In 1819, this area was surveyed as part of Albion Township by James Chewett, who was given 2,635 acres as payment for his services.  On June 5, 1821, he sold Lot 9, Concession 7, a 200-acre lot in the river valley, to British immigrant George Bolton (age 22) who recognized the location’s potential for water-powered industry.

After building himself a house, George cleared a mill site on the riverbank at what is now the bend in Mill Street.  He was guided by his older brother, James, a skilled millwright who had immigrated two years earlier, settling on 100 acres, seven kilometres northeast of George’s lot.
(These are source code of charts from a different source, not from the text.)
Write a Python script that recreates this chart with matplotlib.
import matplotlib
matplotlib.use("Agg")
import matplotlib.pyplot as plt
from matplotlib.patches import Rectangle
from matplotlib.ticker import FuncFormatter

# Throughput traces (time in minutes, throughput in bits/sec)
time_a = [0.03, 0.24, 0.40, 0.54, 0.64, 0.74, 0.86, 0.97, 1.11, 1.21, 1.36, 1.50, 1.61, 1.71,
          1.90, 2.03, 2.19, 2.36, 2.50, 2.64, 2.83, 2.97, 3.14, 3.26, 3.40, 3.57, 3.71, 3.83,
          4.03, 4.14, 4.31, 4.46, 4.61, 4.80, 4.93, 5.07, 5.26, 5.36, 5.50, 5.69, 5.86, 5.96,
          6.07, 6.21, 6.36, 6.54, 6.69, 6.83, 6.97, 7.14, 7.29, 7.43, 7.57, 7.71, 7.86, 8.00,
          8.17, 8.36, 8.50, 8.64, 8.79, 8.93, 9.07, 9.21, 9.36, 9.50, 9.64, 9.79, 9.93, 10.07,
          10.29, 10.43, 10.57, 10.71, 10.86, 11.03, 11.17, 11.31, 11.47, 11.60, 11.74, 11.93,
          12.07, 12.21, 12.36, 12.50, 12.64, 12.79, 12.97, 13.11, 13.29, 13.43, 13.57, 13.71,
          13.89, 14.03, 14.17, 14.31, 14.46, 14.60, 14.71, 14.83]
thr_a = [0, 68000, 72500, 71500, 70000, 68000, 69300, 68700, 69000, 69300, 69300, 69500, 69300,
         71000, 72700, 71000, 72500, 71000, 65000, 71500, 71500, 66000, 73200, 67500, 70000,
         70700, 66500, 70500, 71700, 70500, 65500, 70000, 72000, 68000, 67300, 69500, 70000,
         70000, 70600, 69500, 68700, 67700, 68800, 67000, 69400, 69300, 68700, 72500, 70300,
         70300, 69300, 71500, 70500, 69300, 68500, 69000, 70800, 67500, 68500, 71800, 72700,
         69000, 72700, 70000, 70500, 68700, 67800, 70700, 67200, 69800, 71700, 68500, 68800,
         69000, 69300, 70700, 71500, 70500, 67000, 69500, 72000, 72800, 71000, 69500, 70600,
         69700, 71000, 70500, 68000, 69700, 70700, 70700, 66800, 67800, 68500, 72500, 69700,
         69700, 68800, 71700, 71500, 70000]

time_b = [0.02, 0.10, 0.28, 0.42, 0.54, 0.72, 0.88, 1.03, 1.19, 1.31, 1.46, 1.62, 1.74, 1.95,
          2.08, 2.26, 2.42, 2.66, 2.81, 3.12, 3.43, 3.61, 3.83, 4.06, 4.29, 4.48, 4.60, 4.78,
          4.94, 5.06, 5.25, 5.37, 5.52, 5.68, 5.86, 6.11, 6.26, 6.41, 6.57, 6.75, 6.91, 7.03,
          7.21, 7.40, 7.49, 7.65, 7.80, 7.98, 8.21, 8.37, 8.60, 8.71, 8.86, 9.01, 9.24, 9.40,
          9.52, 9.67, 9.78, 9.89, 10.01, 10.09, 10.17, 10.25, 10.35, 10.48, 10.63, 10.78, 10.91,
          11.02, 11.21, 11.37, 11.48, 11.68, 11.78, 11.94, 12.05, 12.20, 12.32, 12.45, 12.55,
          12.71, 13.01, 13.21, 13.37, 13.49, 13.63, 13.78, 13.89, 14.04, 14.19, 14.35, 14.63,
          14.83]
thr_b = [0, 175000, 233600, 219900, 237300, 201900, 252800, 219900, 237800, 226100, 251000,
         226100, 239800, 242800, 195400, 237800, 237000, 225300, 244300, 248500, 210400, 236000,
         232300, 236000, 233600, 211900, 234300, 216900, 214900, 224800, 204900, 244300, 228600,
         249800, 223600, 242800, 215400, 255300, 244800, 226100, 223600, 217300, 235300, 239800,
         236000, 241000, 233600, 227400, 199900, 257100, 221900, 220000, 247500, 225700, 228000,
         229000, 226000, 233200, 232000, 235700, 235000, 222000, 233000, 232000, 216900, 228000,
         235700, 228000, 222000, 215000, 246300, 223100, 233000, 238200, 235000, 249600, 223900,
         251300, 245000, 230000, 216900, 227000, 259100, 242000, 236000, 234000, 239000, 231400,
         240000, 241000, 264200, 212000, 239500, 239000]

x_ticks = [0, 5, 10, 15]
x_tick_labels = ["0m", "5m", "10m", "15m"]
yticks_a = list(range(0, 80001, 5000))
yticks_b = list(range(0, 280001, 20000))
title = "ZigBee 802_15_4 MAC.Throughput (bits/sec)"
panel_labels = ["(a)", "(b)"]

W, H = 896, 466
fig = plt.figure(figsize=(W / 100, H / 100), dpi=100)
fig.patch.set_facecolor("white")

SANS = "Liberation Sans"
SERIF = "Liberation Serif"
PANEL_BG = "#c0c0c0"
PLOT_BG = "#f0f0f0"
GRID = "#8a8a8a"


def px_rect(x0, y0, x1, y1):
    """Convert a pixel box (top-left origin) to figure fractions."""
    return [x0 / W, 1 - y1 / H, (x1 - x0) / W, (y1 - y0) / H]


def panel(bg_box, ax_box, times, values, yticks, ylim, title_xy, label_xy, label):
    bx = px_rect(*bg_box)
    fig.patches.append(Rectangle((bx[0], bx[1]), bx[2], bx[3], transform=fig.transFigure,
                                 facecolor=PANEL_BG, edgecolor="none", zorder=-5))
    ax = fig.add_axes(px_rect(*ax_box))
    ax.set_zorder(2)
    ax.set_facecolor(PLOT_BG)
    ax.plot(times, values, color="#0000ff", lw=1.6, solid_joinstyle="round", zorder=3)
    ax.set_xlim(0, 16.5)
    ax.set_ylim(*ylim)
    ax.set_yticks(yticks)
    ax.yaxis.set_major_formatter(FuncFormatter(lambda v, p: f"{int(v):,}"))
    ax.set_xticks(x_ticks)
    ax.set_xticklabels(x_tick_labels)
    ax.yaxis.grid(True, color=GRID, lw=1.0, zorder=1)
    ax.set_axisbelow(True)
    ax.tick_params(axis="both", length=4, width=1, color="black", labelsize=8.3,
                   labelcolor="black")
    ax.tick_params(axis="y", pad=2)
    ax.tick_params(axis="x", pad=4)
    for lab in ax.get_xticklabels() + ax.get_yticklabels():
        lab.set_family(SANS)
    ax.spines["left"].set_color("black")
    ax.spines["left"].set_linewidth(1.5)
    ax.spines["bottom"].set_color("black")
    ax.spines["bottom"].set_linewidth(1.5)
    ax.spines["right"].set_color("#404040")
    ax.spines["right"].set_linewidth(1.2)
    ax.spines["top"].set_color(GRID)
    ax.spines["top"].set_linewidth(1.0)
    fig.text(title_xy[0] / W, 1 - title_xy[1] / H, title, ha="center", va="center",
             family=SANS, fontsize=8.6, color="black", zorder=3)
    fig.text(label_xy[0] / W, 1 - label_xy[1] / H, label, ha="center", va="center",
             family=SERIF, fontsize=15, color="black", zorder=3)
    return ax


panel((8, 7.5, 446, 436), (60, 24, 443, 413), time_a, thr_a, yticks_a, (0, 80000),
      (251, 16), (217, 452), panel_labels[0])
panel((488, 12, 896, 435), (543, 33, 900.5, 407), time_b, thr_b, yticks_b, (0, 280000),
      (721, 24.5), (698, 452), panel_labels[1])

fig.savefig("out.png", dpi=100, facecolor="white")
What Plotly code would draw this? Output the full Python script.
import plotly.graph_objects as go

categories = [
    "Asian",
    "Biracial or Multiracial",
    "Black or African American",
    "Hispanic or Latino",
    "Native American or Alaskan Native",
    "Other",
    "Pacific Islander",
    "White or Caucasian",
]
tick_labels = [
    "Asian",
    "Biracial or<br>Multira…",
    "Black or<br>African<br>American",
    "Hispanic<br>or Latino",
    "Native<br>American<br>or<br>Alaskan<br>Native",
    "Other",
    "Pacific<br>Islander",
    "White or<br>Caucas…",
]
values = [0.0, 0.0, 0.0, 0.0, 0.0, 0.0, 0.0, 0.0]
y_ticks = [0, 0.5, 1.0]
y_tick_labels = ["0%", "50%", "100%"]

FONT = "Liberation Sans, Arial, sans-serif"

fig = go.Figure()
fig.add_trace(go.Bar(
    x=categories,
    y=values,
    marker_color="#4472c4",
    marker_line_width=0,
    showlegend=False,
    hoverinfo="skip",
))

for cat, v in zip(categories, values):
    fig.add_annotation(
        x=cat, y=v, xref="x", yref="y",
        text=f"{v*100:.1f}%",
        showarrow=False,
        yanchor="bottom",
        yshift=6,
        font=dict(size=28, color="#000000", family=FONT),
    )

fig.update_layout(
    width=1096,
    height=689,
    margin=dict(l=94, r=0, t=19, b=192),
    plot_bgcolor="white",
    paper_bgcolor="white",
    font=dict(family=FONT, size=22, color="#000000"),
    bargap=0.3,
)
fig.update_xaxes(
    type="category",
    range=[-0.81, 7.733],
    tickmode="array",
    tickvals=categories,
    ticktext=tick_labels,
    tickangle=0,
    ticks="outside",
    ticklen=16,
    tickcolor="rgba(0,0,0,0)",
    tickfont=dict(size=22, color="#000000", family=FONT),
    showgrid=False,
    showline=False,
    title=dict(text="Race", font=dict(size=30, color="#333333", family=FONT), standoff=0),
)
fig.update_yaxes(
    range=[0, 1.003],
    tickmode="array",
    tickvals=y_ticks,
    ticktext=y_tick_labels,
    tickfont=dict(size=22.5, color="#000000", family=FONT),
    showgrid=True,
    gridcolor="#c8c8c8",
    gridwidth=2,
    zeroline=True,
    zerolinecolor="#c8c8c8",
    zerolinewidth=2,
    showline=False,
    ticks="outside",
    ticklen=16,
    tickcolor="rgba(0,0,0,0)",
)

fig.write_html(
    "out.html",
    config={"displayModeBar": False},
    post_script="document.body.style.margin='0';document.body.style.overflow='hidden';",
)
Together, the brothers built a dam across the Humber and erected a grist mill, which was operating by 1824.  As George’s property was surrounded by both absentee landholders and steep valley slopes, forced roads such as King Street and Glasgow Road provided access to his mill.


In 1830, when the hamlet’s population stood at fewer than a dozen, George provided the area’s first school. The following year, he opened the first store at the corner of what became King and Mill streets.  In 1832, George was appointed postmaster of the Albion Post Office which he located in his store.  The mill site gradually attracted other development as the settlement became known as Bolton’s Mill or Bolton Hollow.  By 1840, the hamlet comprised 16 buildings including blacksmith shops, shoemaker shops, a cooperage, tannery, distillery, tavern and Samuel Sterne’s hotel.


Over the next decade, the mill’s business grew as settlement in Albion Township fueled demand for flour.  In 1845, James Bolton Jr., George’s nephew and assistant, bought the mill and rebuilt it further downstream as a three-storey structure on a stone foundation.  Other water-powered industries were built around the original mill site, including a saw mill, steam biscuit factory, cloth factory and planing mill.


As Charles Bolton, James Jr.’s brother, started selling residential lots along King Street, Samuel Sterne was selling commercial lots along Queen Street, establishing the hamlet’s commercial core.  By 1851, the mill had re-doubled its capacity, four hotels were welcoming guests, a brickyard was in operation and the hamlet’s population had risen to nearly 400.  Bolton’s success mirrored that of the surrounding agricultural community it served.


The Toronto Grey & Bruce Railway arrived in 1870, securing the hamlet’s economic fortunes and two years later the ‘Village of Bolton’ was incorporated.  The 1870s were prosperous years with the launch of William Dick’s agricultural works, Albert Dodds’ carriage factory and three more hotels, one of which was adjacent to the train station.  New residential neighbourhoods were laid out west of Queen Street, and the construction of large brick homes, commercial buildings and churches steadily changed the streetscapes.  Laurel Hill opened as a public cemetery in 1894.


The early 20th century brought new advances: acetylene gas street lighting, telephone service, banking, automobiles, gas pumps and electricity.  In 1935, the 7th Line was cut through Bolton’s steep south hill, creating a new entrance to the village. The alignment, which replaced the century-old switchback via Elizabeth and Nancy streets, became Queen Street South.


In the 1950s, Bolton began to expand beyond the confines of its river valley setting with housing developments emerging on the tableland south of the village.  The 1961 relocation of a village grocery store to a new shopping plaza on the south hill started a gradual shift of business out of the valley.  By 1963, the Humber River had been straightened near the Queen Street bridge to alleviate the ever-present threat of flooding and Queen Street North had been cut through the north hill, paving the way for a new residential neighbourhood on the tableland above.


With the advent of regional government in 1974, Bolton became part of the newly established Town of Caledon.  While evidence of Bolton’s early water-powered industries has largely disappeared, the original village plan and street-layout remain generally intact, as do many of its late 19th century buildings.  Despite rapid change in all directions, Bolton’s origins as a 19th century river valley town remain visible in its historic core.